US oil reserves nearing historic low amid Iran conflict fallout
What's the story
The Strategic Petroleum Reserve (SPR) in the United States is being depleted at an unprecedented rate under President Donald Trump. The SPR, which is the world's largest emergency crude stockpile, has seen its reserves drop to levels approaching those not seen since the early 1980s. The current situation comes on the heels of a major oil crisis triggered by the ongoing conflict with Iran and disruptions in global crude supply chains.
Reserve depletion
Strait of Hormuz closure exacerbates US oil crisis
Since the start of the Iran conflict, the SPR has seen a 12% decrease in its reserves, dropping to 365 million barrels.

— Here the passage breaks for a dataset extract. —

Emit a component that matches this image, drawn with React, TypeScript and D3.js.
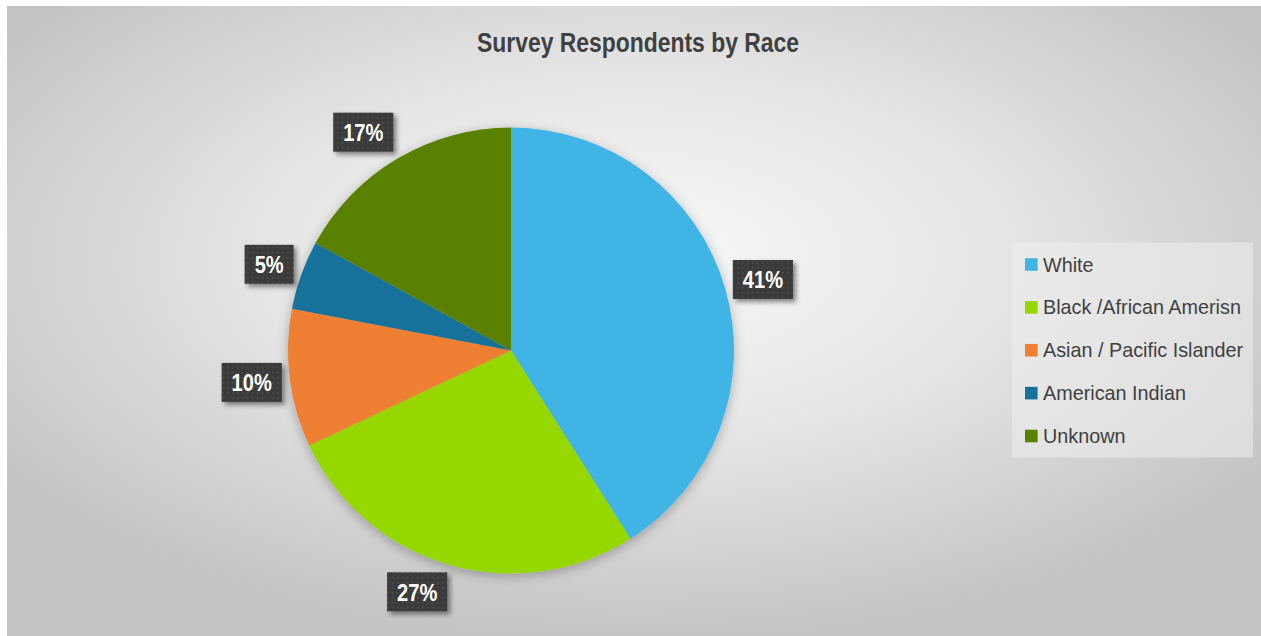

This is a far cry from the 638 million barrels it held in January 2021. The decline has been exacerbated by the closure of the Strait of Hormuz, a key energy chokepoint that has disrupted over 1.2 billion barrels of crude supply globally.
Export surge
Potential European rationing looms as US exports rise
The US has been exporting a significant portion of the crude released from the SPR, with countries in Asia and Europe turning to American supplies due to supply disruptions. Helima Croft, global head of commodity strategy at RBC Capital Markets, warned that Europe could face rationing soon. "Even if a deal is done tomorrow, it will probably take six weeks to unbottleneck the strait, only adding to pressure in inventories during peak summer demand season," she said.
Inventory depletion
Cushing stockpiles approach operationally low levels
US commercial oil inventories are also declining rapidly, with stockpiles in Cushing, Oklahoma dropping to around 24.5 million barrels. This is close to "operationally low levels" of about 20 million barrels needed for tank operations. Croft said the market is "fast approaching tank bottoms," but noted that market reactions have been muted due to expectations of an imminent US-Iran deal.
Potential restrictions
Export restrictions could destabilize global energy system
The decline in US crude inventories may lead officials to consider export restrictions to temporarily lower domestic gas prices. However, such a move could destabilize the global energy system and harm US refineries. Smith argued that market forces will likely end up restricting exports as shrinking oil inventories make American barrels less appealing to overseas buyers.